The Jetpack just got one big blast closer to reality

Earlier this month, Jetpack Aviation began testing its newest jetpack model. It can take off vertically up to 4.5 kilometres and fly 100 kilometres an hour. It's billed as a major advance - the kind we've been promised for years. But Popular Science writer Kelsey Atherton says you shouldn't start planning your jetpack commute just yet.
JetPack Aviation CEO and test pilot David Mayman takes one of the companies latest models for a ride. (JetPack Aviation)
Driverless cars, virtual reality headsets, supercomputers for phones … sometimes if feels like we're living in an Epcot Center version of the future. Case in point, earlier this month a company called JetPack Aviation successfully demoed their latest jetpack project.

Yes, that's right, an actual, working jetpack. And as you can see in this video, it's just about everything we hoped it would be.

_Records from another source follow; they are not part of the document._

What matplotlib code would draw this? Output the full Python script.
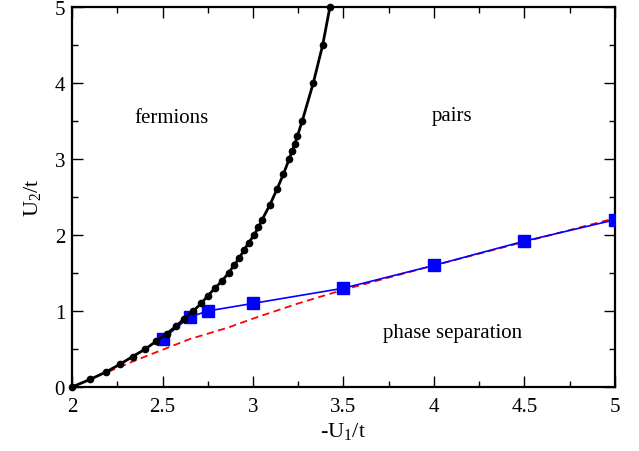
import matplotlib
matplotlib.use("Agg")
import matplotlib.pyplot as plt
from matplotlib.ticker import MultipleLocator, FormatStrFormatter

# -----------------------------
# Data
# -----------------------------

# boundary fermions / pairs (black dots)
fermi_x = [2.0, 2.10, 2.19, 2.265, 2.335, 2.405, 2.464, 2.523, 2.575, 2.62,
           2.67, 2.714, 2.75, 2.79, 2.83, 2.865, 2.895, 2.925, 2.95, 2.977,
           3.006, 3.03, 3.05, 3.094, 3.132, 3.168, 3.20, 3.215, 3.232, 3.245,
           3.272, 3.333, 3.385, 3.425]
fermi_y = [0.0, 0.1, 0.2, 0.3, 0.4, 0.5, 0.6, 0.7, 0.8, 0.9,
           1.0, 1.1, 1.2, 1.3, 1.4, 1.5, 1.6, 1.7, 1.8, 1.9,
           2.0, 2.1, 2.2, 2.4, 2.6, 2.8, 3.0, 3.1, 3.2, 3.3,
           3.5, 4.0, 4.5, 5.0]

# phase separation boundary (blue squares)
sep_x = [2.5, 2.65, 2.75, 3.0, 3.5, 4.0, 4.5, 5.0]
sep_y = [0.63, 0.92, 1.0, 1.1, 1.3, 1.6, 1.92, 2.2]

# dashed red curve
dash_x = [2.2, 2.35, 2.5, 2.65, 2.86, 3.0, 3.25, 3.5, 4.0, 4.5, 5.0]
dash_y = [0.2, 0.35, 0.49, 0.63, 0.78, 0.9, 1.1, 1.28, 1.6, 1.91, 2.22]

# -----------------------------
# Style
# -----------------------------

plt.rcParams["font.family"] = ["Liberation Serif", "DejaVu Serif"]
plt.rcParams["mathtext.fontset"] = "custom"
plt.rcParams["mathtext.rm"] = "Liberation Serif"
plt.rcParams["mathtext.it"] = "Liberation Serif:italic"

fig = plt.figure(figsize=(6.39, 4.52), dpi=100)
ax = fig.add_axes([0.1127, 0.1416, 0.8497, 0.8407])

# -----------------------------
# Plot
# -----------------------------

ax.plot(dash_x, dash_y, color="red", linestyle=(0, (4, 2.5)), linewidth=1.3, zorder=2)
ax.plot(sep_x, sep_y, color="blue", marker="s", markersize=8, linewidth=1.2, zorder=3)
ax.plot(fermi_x, fermi_y, color="black", marker="o", markersize=4.5, linewidth=2.0, zorder=4,
        clip_on=False)

ax.text(2.55, 3.55, "fermions", fontsize=15, ha="center", va="center")
ax.text(4.10, 3.57, "pairs", fontsize=15, ha="center", va="center")
ax.text(4.10, 0.72, "phase separation", fontsize=15, ha="center", va="center")

ax.set_xlim(2, 5)
ax.set_ylim(0, 5)
ax.set_xlabel(r"-U$_\mathrm{1}$/t", fontsize=16, labelpad=3)
ax.set_ylabel(r"U$_\mathrm{2}$/t", fontsize=16, labelpad=8)

ax.xaxis.set_major_locator(MultipleLocator(0.5))
ax.xaxis.set_minor_locator(MultipleLocator(0.25))
ax.yaxis.set_major_locator(MultipleLocator(1))
ax.yaxis.set_minor_locator(MultipleLocator(0.5))
ax.xaxis.set_major_formatter(FormatStrFormatter("%g"))
ax.yaxis.set_major_formatter(FormatStrFormatter("%g"))

for s in ax.spines.values():
    s.set_linewidth(1.6)
ax.tick_params(which="both", direction="in", top=True, right=True, labelsize=15)
ax.tick_params(which="major", length=8, width=1.0)
ax.tick_params(which="minor", length=4, width=1.0)
ax.tick_params(axis="x", pad=7)
ax.tick_params(axis="y", pad=5)

fig.savefig("out.png", dpi=100)
plt.close(fig)
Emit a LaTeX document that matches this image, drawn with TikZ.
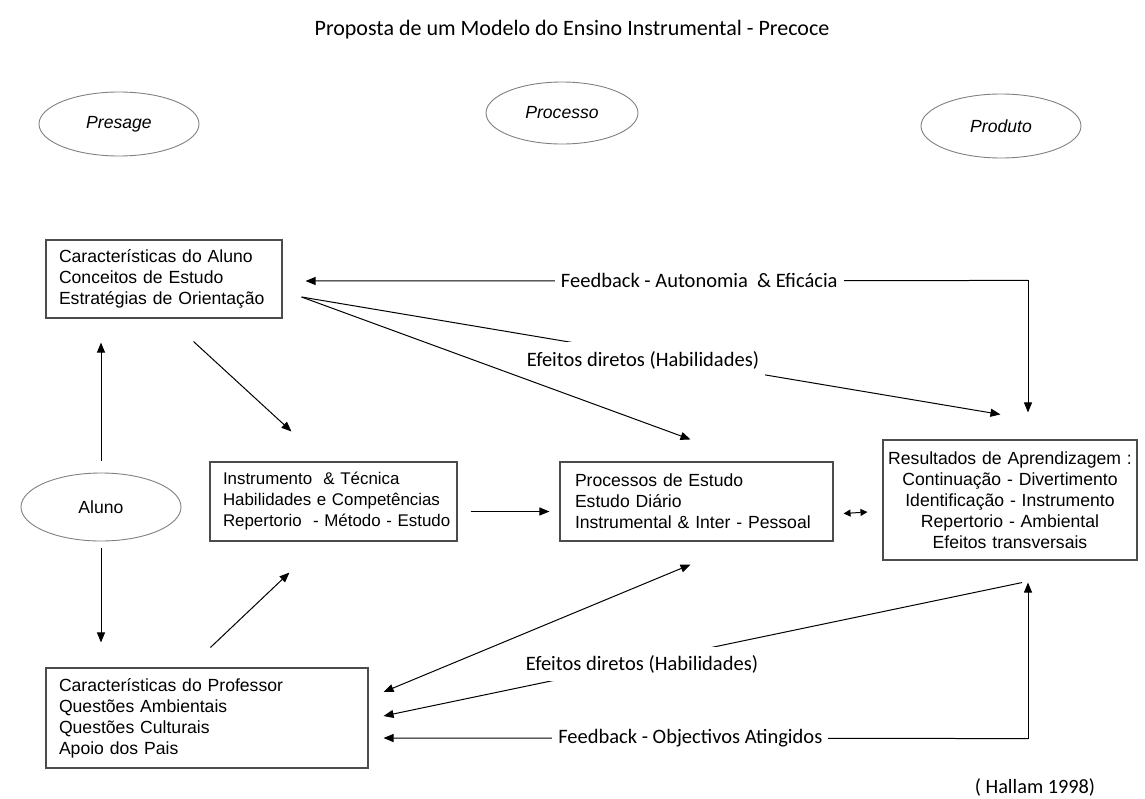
\documentclass[tikz,border=0pt]{standalone}
\usepackage{fontspec}
\setmainfont{Liberation Sans}
\newfontfamily\calfont{Carlito}
\usetikzlibrary{arrows.meta,shapes.geometric,calc}
\begin{document}
\begin{tikzpicture}[x=1pt,y=-1pt,
  boxtxt/.style={draw=black!70, line width=1.1pt, font=\fontsize{17.6}{21}\selectfont, align=left, inner xsep=13pt, inner ysep=0pt},
  ell/.style={ellipse, draw=black!50, line width=0.9pt, font=\fontsize{17.6}{21}\selectfont\itshape, inner sep=0pt},
  lab/.style={fill=white, font=\calfont\fontsize{20.5}{24}\selectfont, inner xsep=6pt, inner ysep=9pt},
  arr/.style={-{Triangle[length=10pt,width=8pt]}, line width=1pt},
  darr/.style={{Triangle[length=10pt,width=8pt]}-{Triangle[length=10pt,width=8pt]}, line width=1pt},
]
\useasboundingbox (0,0) rectangle (1145,798);

\node[font=\calfont\fontsize{22}{26}\selectfont] (title) at (572,30) {Proposta de um Modelo do Ensino Instrumental - Precoce};

\node[ell, minimum width=160pt, minimum height=64pt] (pres) at (119,124) {Presage};
\node[ell, minimum width=152pt, minimum height=62pt] (proc) at (562,113) {Processo};
\node[ell, minimum width=160pt, minimum height=64pt] (prod) at (1001,126) {Produto};
\node[ell, font=\fontsize{17.6}{21}\selectfont, minimum width=160pt, minimum height=68pt] (aluno) at (101,507) {Aluno};

\node[boxtxt, text width=210pt, minimum height=78pt] (b1) at (164,279)
  {\mbox{Características do Aluno}\\\mbox{Conceitos de Estudo}\\\mbox{Estratégias de Orientação}};
\node[boxtxt, font=\fontsize{16.9}{21}\selectfont, text width=221pt, minimum height=79pt] (b2) at (333.5,501.5)
  {\mbox{Instrumento \ \& Técnica}\\\mbox{Habilidades e Competências}\\\mbox{Repertorio \ - Método - Estudo}};
\node[boxtxt, inner xsep=15pt, text width=243pt, minimum height=79pt] (b3) at (696.5,501.5)
  {\mbox{Processos de Estudo}\\\mbox{Estudo Diário}\\\mbox{Instrumental \& Inter - Pessoal}};
\node[boxtxt, align=center, inner xsep=4pt, text width=246pt, minimum height=120pt] (b4) at (1010,500)
  {\mbox{Resultados de Aprendizagem :}\\\mbox{Continuação - Divertimento}\\\mbox{Identificação - Instrumento}\\\mbox{Repertorio - Ambiental}\\\mbox{Efeitos transversais}};
\node[boxtxt, text width=296pt, minimum height=100pt] (b5) at (207,718)
  {\mbox{Características do Professor}\\\mbox{Questões Ambientais}\\\mbox{Questões Culturais}\\\mbox{Apoio dos Pais}};

% Aluno arrows
\draw[arr] ([yshift=12pt]aluno.north) -- ([yshift=-24pt]b1.south -| aluno.north);
\draw[arr] ([yshift=-7pt]aluno.south) -- ([yshift=25pt]b5.north -| aluno.south);

% diagonals into box 2
\coordinate (d1s) at ($(b1.south east)+(-89,23)$);
\coordinate (d1e) at ($(b2.north west)+(82,-30)$);
\draw[arr] (d1s) -- (d1e);
\coordinate (d2s) at ($(b5.north west)+(165,-20)$);
\coordinate (d2e) at ($(b2.south west)+(80,31)$);
\draw[arr] (d2s) -- (d2e);

% box2 -> box3, box3 <-> box4
\draw[arr] ($(b2.east)+(13,10)$) -- ($(b3.west)+(-10,10)$);
\draw[{Triangle[length=7pt,width=7pt]}-{Triangle[length=7pt,width=7pt]}, line width=1pt] ($(b3.east)+(10,12)$) -- ($(b4.west)+(-15,12)$);

% top feedback
\coordinate (fbc) at ($(b4.north)+(18,-159)$);
\coordinate (fbtip) at ($(b4.north)+(18,-27)$);
\coordinate (b1fb) at ($(b1.east)+(23,2)$);
\draw[arr] (fbc) -- (fbtip);
\draw[arr] (fbc) -- node[lab, pos=0.455] (fl1) {Feedback - Autonomia \ \& Eficácia} (b1fb);

% upper direct effects
\coordinate (es) at ($(b1.east)+(19,18)$);
\draw[arr] (es) -- ($(b4.north west)+(118,-25)$);
\node[lab] (le1) at (643,360) {Efeitos diretos (Habilidades)};
\draw[arr] (es) -- ($(b3.north)+(-6,-22)$);

% lower connectors
\draw[darr] ($(b5.east)+(15,-26)$) -- ($(b3.south)+(-6,23)$);
\coordinate (lr) at ($(b4.south)+(12,22)$);
\draw[arr] (lr) -- ($(b5.east)+(15,-2)$);
\node[lab, inner ysep=8pt] (le2) at (642,664) {Efeitos diretos (Habilidades)};

\coordinate (fbc2) at ($(b4.south)+(18,178)$);
\draw[arr] (fbc2) -- ($(b4.south)+(18,22)$);
\draw[arr] (fbc2) -- node[lab, pos=0.524] (fl2) {Feedback - Objectivos Atingidos} ($(b5.east)+(15,20)$);

\node[font=\calfont\fontsize{20.3}{24}\selectfont] (ref) at (1035,787) {( Hallam 1998)};
\end{tikzpicture}
\end{document}
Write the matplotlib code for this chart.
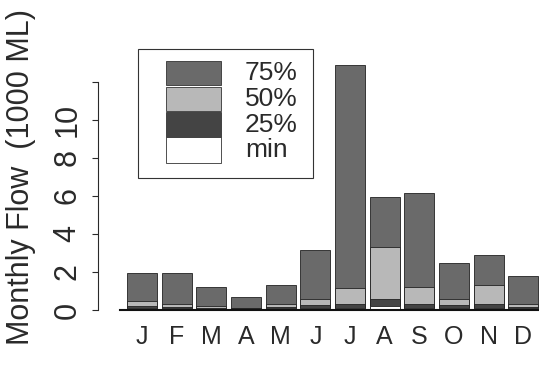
import matplotlib
matplotlib.use("Agg")
import matplotlib.pyplot as plt
from matplotlib.patches import Rectangle
import numpy as np

plt.rcParams['font.family'] = ['Liberation Sans', 'DejaVu Sans']

months = ['J', 'F', 'M', 'A', 'M', 'J', 'J', 'A', 'S', 'O', 'N', 'D']
p75 = [1.95, 1.95, 1.2, 0.68, 1.3, 3.15, 12.9, 5.95, 6.15, 2.45, 2.9, 1.8]
p50 = [0.5, 0.3, 0.2, 0.12, 0.3, 0.6, 1.15, 3.3, 1.2, 0.6, 1.3, 0.3]
p25 = [0.2, 0.15, 0.1, 0.08, 0.15, 0.25, 0.3, 0.6, 0.3, 0.25, 0.3, 0.15]
pmin = [0.1, 0.1, 0.05, 0.04, 0.08, 0.1, 0.12, 0.2, 0.12, 0.1, 0.1, 0.08]

labels = ['75%', '50%', '25%', 'min']
colors = ['#6a6a6a', '#b8b8b8', '#444444', '#ffffff']
txt = '#2a2a2a'

W, H = 539, 371
fig = plt.figure(figsize=(W / 100, H / 100), dpi=100)
ax = fig.add_axes([120 / W, (H - 310) / H, 419 / W, 256.5 / H])

x = np.arange(len(months))
for vals, c in zip([p75, p50, p25, pmin], colors):
    ax.bar(x, vals, width=0.87, color=c, edgecolor='#222222', linewidth=0.6)

ax.set_xlim(-0.634, 11.45)
ax.set_ylim(0, 13.5)

for s in ['top', 'right']:
    ax.spines[s].set_visible(False)
ax.spines['left'].set_position(('outward', 16))
ax.spines['left'].set_bounds(0, 12)
ax.spines['left'].set_color(txt)
ax.spines['bottom'].set_color('#111111')
ax.spines['bottom'].set_linewidth(1.5)

ax.set_yticks(range(0, 13, 2))
ax.set_yticklabels(['0', '2', '4', '6', '8', '10', ''], rotation=90, va='center',
                   fontsize=22, color=txt)
ax.tick_params(axis='y', length=4, width=0.8, colors=txt, pad=7)
ax.set_xticks(x)
ax.set_xticklabels(months, fontsize=18, color=txt)
ax.tick_params(axis='x', length=0, pad=11)

fig.text(21 / W, 1 - 177 / H, 'Monthly Flow  (1000 ML)', rotation=90,
         ha='center', va='center', fontsize=22, color=txt)

# legend drawn by hand
fig.add_artist(Rectangle((138 / W, 1 - 178 / H), 175 / W, 129 / H, transform=fig.transFigure,
                         facecolor='white', edgecolor='#333333', linewidth=0.8))
rows = [(61, 85), (87, 111), (112, 137), (137, 163)]
for (t, b), c, lab in zip(rows, colors, labels):
    fig.add_artist(Rectangle((166 / W, 1 - b / H), 55 / W, (b - t) / H, transform=fig.transFigure,
                             facecolor=c, edgecolor='#333333', linewidth=0.6))
    fig.text(245 / W, 1 - (t + b) / 2 / H, lab, ha='left', va='center', fontsize=19,
             color=txt, linespacing=0.9)

fig.savefig('out.png', dpi=100)
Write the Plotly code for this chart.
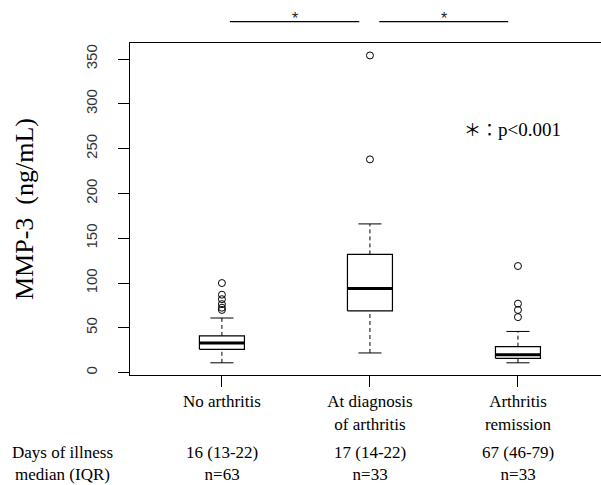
import plotly.graph_objects as go

# ---- data ----
categories = ["No arthritis", "At diagnosis<br>of arthritis", "Arthritis<br>remission"]
q1 = [26, 69, 16]
medians = [33, 94, 20]
q3 = [41, 132, 29]
lower_whisker = [11, 22, 11]
upper_whisker = [61, 166, 46]
outliers = [
    [70, 72.5, 76.5, 82, 87, 100],
    [238, 354],
    [62, 70, 77, 119],
]
days_text = ["16 (13-22)", "17 (14-22)", "67 (46-79)"]
n_text = ["n=63", "n=33", "n=33"]
y_ticks = [0, 50, 100, 150, 200, 250, 300, 350]

# ---- styling ----
SERIF = "Liberation Serif, Times New Roman, serif"
SANS = "Liberation Sans, Arial, sans-serif"
BOX_HALF = 0.152
CAP_HALF = 0.078

fig = go.Figure()

for i, cat in enumerate(categories):
    x0, x1 = i - BOX_HALF, i + BOX_HALF
    # dashed whiskers
    fig.add_trace(go.Scatter(
        x=[i, i, None, i, i],
        y=[lower_whisker[i], q1[i], None, q3[i], upper_whisker[i]],
        mode="lines", line=dict(color="black", width=1, dash="4px,3px"),
        hoverinfo="skip", showlegend=False))
    # caps
    fig.add_trace(go.Scatter(
        x=[i - CAP_HALF, i + CAP_HALF, None, i - CAP_HALF, i + CAP_HALF],
        y=[lower_whisker[i], lower_whisker[i], None, upper_whisker[i], upper_whisker[i]],
        mode="lines", line=dict(color="black", width=1),
        hoverinfo="skip", showlegend=False))
    # box
    fig.add_trace(go.Scatter(
        x=[x0, x1, x1, x0, x0],
        y=[q1[i], q1[i], q3[i], q3[i], q1[i]],
        mode="lines", fill="toself", fillcolor="white",
        line=dict(color="black", width=1.2),
        hoverinfo="skip", showlegend=False))
    # median
    fig.add_trace(go.Scatter(
        x=[x0, x1], y=[medians[i], medians[i]],
        mode="lines", line=dict(color="black", width=3),
        hoverinfo="skip", showlegend=False))
    # outliers
    fig.add_trace(go.Scatter(
        x=[i] * len(outliers[i]), y=outliers[i],
        mode="markers",
        marker=dict(symbol="circle-open", size=7, color="black", line=dict(width=1)),
        hoverinfo="skip", showlegend=False))

# significance bars
sig_pairs = [(0.054, 0.928), (1.063, 1.934)]
for a, b in sig_pairs:
    fig.add_shape(type="line", xref="x", yref="paper", x0=a, x1=b,
                  y0=1.0644, y1=1.0644, line=dict(color="black", width=1.2))
    fig.add_annotation(x=(a + b) / 2, y=1.073, xref="x", yref="paper",
                       text="*", showarrow=False, font=dict(family=SANS, size=16, color="#222"),
                       xanchor="center", yanchor="middle")

fig.add_annotation(x=1.625, y=273, xref="x", yref="y",
                   text="<span style=\"font-family:'Noto Sans CJK JP';font-size:17px;color:black\">＊：</span>p<0.001",
                   showarrow=False, xanchor="left", yanchor="middle",
                   font=dict(family=SERIF, size=19, color="black"))

# y axis title
fig.add_annotation(x=-0.225, y=0.5, xref="paper", yref="paper", text="MMP-3  (ng/mL)",
                   textangle=-90, showarrow=False, xanchor="center", yanchor="middle",
                   font=dict(family=SERIF, size=26, color="black"))

# bottom table
fig.add_annotation(x=-0.1423, y=-0.268, xref="paper", yref="paper",
                   text="Days of illness<br>median (IQR)", showarrow=False,
                   xanchor="center", yanchor="middle",
                   font=dict(family=SERIF, size=17, color="black"))
for i in range(len(categories)):
    fig.add_annotation(x=i, y=-0.268, xref="x", yref="paper",
                       text=days_text[i] + "<br>" + n_text[i], showarrow=False,
                       xanchor="center", yanchor="middle",
                       font=dict(family=SERIF, size=17, color="black"))

fig.update_layout(
    width=601, height=485, autosize=False,
    margin=dict(l=130, r=0, t=43, b=110),
    plot_bgcolor="white", paper_bgcolor="white",
    showlegend=False,
    xaxis=dict(range=[-0.621, 2.561], tickvals=[0, 1, 2], ticktext=categories,
               showgrid=False, zeroline=False, showline=True, mirror=True,
               linecolor="black", linewidth=1, ticks="outside", ticklen=11,
               tickcolor="black", tickfont=dict(family=SERIF, size=17, color="black")),
    yaxis=dict(range=[-2.6, 367.9], tickvals=y_ticks,
               showgrid=False, zeroline=False, showline=True, mirror=False,
               linecolor="black", linewidth=1, ticks="outside", ticklen=11,
               tickcolor="black", tickangle=-90, ticklabelstandoff=15,
               tickfont=dict(family=SANS, size=15, color="#333")),
)

fig.write_html("out.html", config={"displayModeBar": False},
               post_script="document.body.style.margin='0';document.body.style.overflow='hidden';")
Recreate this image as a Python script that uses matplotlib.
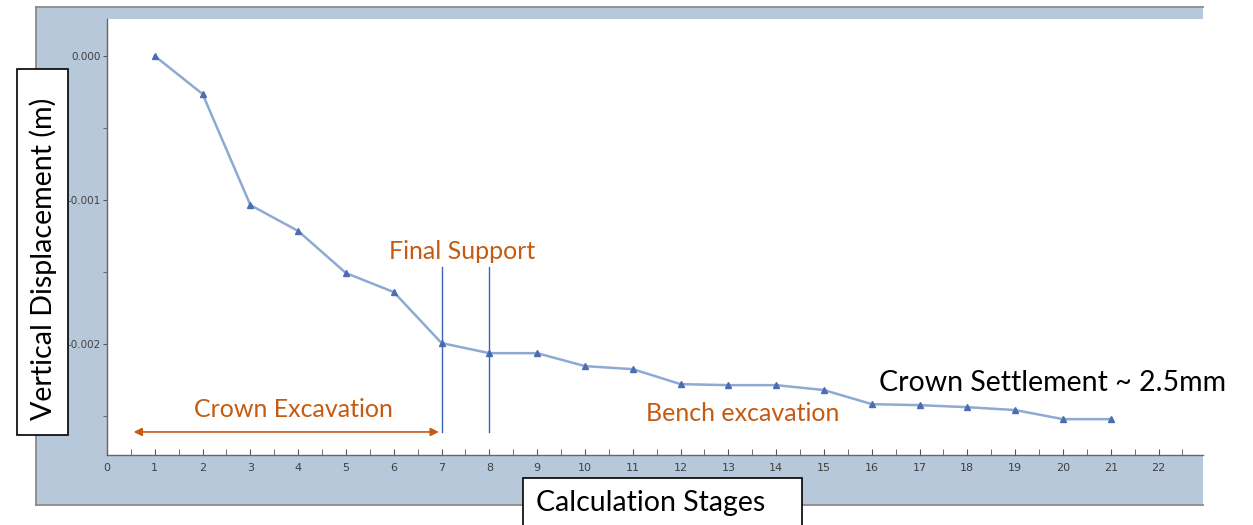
import numpy as np
import matplotlib
matplotlib.use('Agg')
import matplotlib.pyplot as plt
from matplotlib.patches import Rectangle, FancyArrowPatch
from matplotlib.lines import Line2D
from matplotlib.ticker import MultipleLocator, FormatStrFormatter

# Crown displacement per calculation stage
STAGES = np.arange(1, 22)
DISP = [0.0, -0.000264, -0.001035, -0.001215, -0.001507, -0.001639, -0.001993,
        -0.002063, -0.002063, -0.002153, -0.002174, -0.002278, -0.002285,
        -0.002285, -0.002319, -0.002417, -0.002424, -0.002438, -0.002458,
        -0.002521, -0.002521]
SUPPORT_STAGES = [7, 8]
CROWN_RANGE = [0.5, 7]

FRAME = '#b8c8db'
ORANGE = '#c55a11'
LINE = '#8eaad3'
MARK = '#4a6db3'
TICK = '#404040'
W, H = 1253, 525

def px(x, y):
    # pixel position -> figure fraction
    return x / W, 1 - y / H

fig = plt.figure(figsize=(W / 100, H / 100), dpi=100)
fig.patch.set_facecolor('white')

# grey-blue frame behind the plot area, open on the right
x0, y0 = px(36, 505)
x1, y1 = px(1203, 7)
fig.add_artist(Rectangle((x0, y0), x1 - x0, y1 - y0, transform=fig.transFigure,
                         facecolor=FRAME, edgecolor='none', zorder=-3))
edge = dict(transform=fig.transFigure, color='#8a8a8a', lw=1.3, zorder=-2)
fig.add_artist(Line2D([x0, x1], [y1, y1], **edge))
fig.add_artist(Line2D([x0, x0], [y0, y1], **edge))
fig.add_artist(Line2D([x0, x1], [y0, y0], **edge))

ax = fig.add_axes([107 / W, 1 - 455 / H, (1203 - 107) / W, (455 - 19) / H])
ax.set_facecolor('white')
ax.plot(STAGES, DISP, color=LINE, lw=1.8, zorder=3)
ax.plot(STAGES, DISP, ls='none', marker='^', ms=5, color=MARK, zorder=4)

ax.set_xlim(0, 22.93)
ax.set_ylim(-0.00277, 0.000257)
ax.xaxis.set_major_locator(MultipleLocator(1))
ax.xaxis.set_minor_locator(MultipleLocator(0.5))
ax.yaxis.set_major_locator(MultipleLocator(0.001))
ax.yaxis.set_minor_locator(MultipleLocator(0.0005))
ax.yaxis.set_major_formatter(FormatStrFormatter('%.3f'))
ax.tick_params(axis='x', which='both', direction='in', length=4, color='#555555',
               labelsize=8, labelcolor=TICK, pad=6)
ax.tick_params(axis='y', which='both', direction='out', length=3, color='#555555',
               labelsize=7.5, labelcolor=TICK, pad=1.5)
for s in ['top', 'right']:
    ax.spines[s].set_visible(False)
for s in ['left', 'bottom']:
    ax.spines[s].set_color('#666666')
    ax.spines[s].set_linewidth(1.0)

# support installation markers
y_lo, y_hi = -0.002610, -0.001465
for xs in SUPPORT_STAGES:
    ax.plot([xs, xs], [y_lo, y_hi], color='#3d66b5', lw=1.0, zorder=5)

arrow = FancyArrowPatch((CROWN_RANGE[0], y_lo), (CROWN_RANGE[1], y_lo),
                        arrowstyle='<|-|>', mutation_scale=12, color=ORANGE, lw=1.2)
ax.add_patch(arrow)

font = 'Lato'
ax.text(7.42, -0.00136, 'Final Support', color=ORANGE, fontsize=18,
        family=font, ha='center', va='center')
ax.text(3.9, -0.002455, 'Crown Excavation', color=ORANGE, fontsize=18,
        family=font, ha='center', va='center')
ax.text(13.3, -0.00248, 'Bench excavation', color=ORANGE, fontsize=18,
        family=font, ha='center', va='center')
ax.text(16.16, -0.002272, 'Crown Settlement ~ 2.5mm', color='black', fontsize=20.5,
        family=font, ha='left', va='center', clip_on=False)

# axis titles in boxed labels, kept under the tick labels
bx0, by0 = px(17, 435)
bx1, by1 = px(68, 69)
fig.add_artist(Rectangle((bx0, by0), bx1 - bx0, by1 - by0, transform=fig.transFigure,
                         facecolor='white', edgecolor='black', lw=1.2, zorder=-1))
fig.text(*px(43, 259), 'Vertical Displacement (m)', rotation=90, fontsize=20.6,
         family=font, ha='center', va='center', zorder=-1)

bx0, by0 = px(523, 530)
bx1, by1 = px(802, 478)
fig.add_artist(Rectangle((bx0, by0), bx1 - bx0, by1 - by0, transform=fig.transFigure,
                         facecolor='white', edgecolor='black', lw=1.2, zorder=6))
fig.text(*px(651, 503), 'Calculation Stages', fontsize=20.5, family=font,
         ha='center', va='center', zorder=7)

fig.savefig('out.png', dpi=100)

But as Popular Science aviation writer Kelsey Atherton tells Day 6 host Brent Bambury, we shouldn't start planning our jetpack commute any time soon.

"It was neat, if not spectacular," he says. "But it's a technology that has always seemed five or ten years away and unfortunately, I think it's still five or ten years away."


The Future of yesterday


JetPack Aviation CEO and test pilot David Mayman (that's Mayman in the video) thinks otherwise.

​He says his company offers the world's only true jetpack, defining it as a jet turbine-powered backpack capable of vertical takeoff and landing. Atherton agrees but says the competition is heating up. 

"JetPack Aviation has a lock on jets that are most like jets but there are a couple other personal flying machines that you either strap to your back or strap to yourself," he says.

Martin Jetpack is a company out of New Zealand. Their model is less like a backpack and more like a robotic, flying exoskeleton.

"Martin is a really big jetpack with ducted fans that it uses to carry a person," Atherton says. He also points out that Martin's model has an unmanned pilot mode so it can be controlled remotely.

Michael Read, Director of Flight Operations from New Zealand-based Martin Aircraft Company, flies on a Martin Jetpack over a water park in Shenzhen, China. (VCG / Getty Images)

The third big player is also the newest. Zapata Aerospace is working on a flyboard, which Atherton describes as "essentially a platform - with rotors in it - that the pilot stands on top of. It's sort of like the pilot is flying on a drone."

Flying at a cost


​JetPack Aviation has been working on a fully functional jetpack for more than 40 years. The company is so confident, it plans to make its jetpacks commercially available by 2019. It's even working on an electric model.

Martin Jetpack is also racing to the market. It's first commercial product was supposed to roll out this year but delays have pushed its release into 2017.

"That there's competition is really exciting. That there seems to be some need or some market for it makes it feel like it's more than a novelty," says Atherton, but he isn't allowing himself to get too worked up until there's an actual production model.

James Bond and Boba Fett sport two of pop cultures most famous jetpacks. (MGM / Lucasfilm Ltd. )

When that day comes, the jetpacks of today won't be exactly like the jetpacks of James Bond or Boba Fett. Yes, they will soar well above the clouds and some will fly at 100 km/hour, but their flight time will be capped around ten minutes and the cost of a new jetpack will rival a fully loaded Bentley convertible.

So if jetpacks do become available, who will buy them?

Jetpacks to the rescue


​Atherton says jetpacks could fill a niche market.

"I don't think we'll see everyday commuters with jetpacks. I think what we're going to see is first responders," says Atherton, who also covers military stories for Popular Science.  "Specifically, first responders going to a crisis in a very tall building."

Last year, Dubai reached an agreement with Martin Aircraft Company to buy 20 jetpacks. Considering the fact that Dubai is home to the world's tallest building, the Burj Khalifa, jetpacks could be the fastest way to get rescuers up to a crisis or to get victims away from danger.

Atherton also says they could be useful for search and rescue operations where helicopters can't or won't fly. But as for the jetpack culture? He says probably not.  

"We could see a jetpack culture within in our lifetime but I would expect to see it at places like Burning Man before I would expect to see people flying from skyscraper to skyscraper".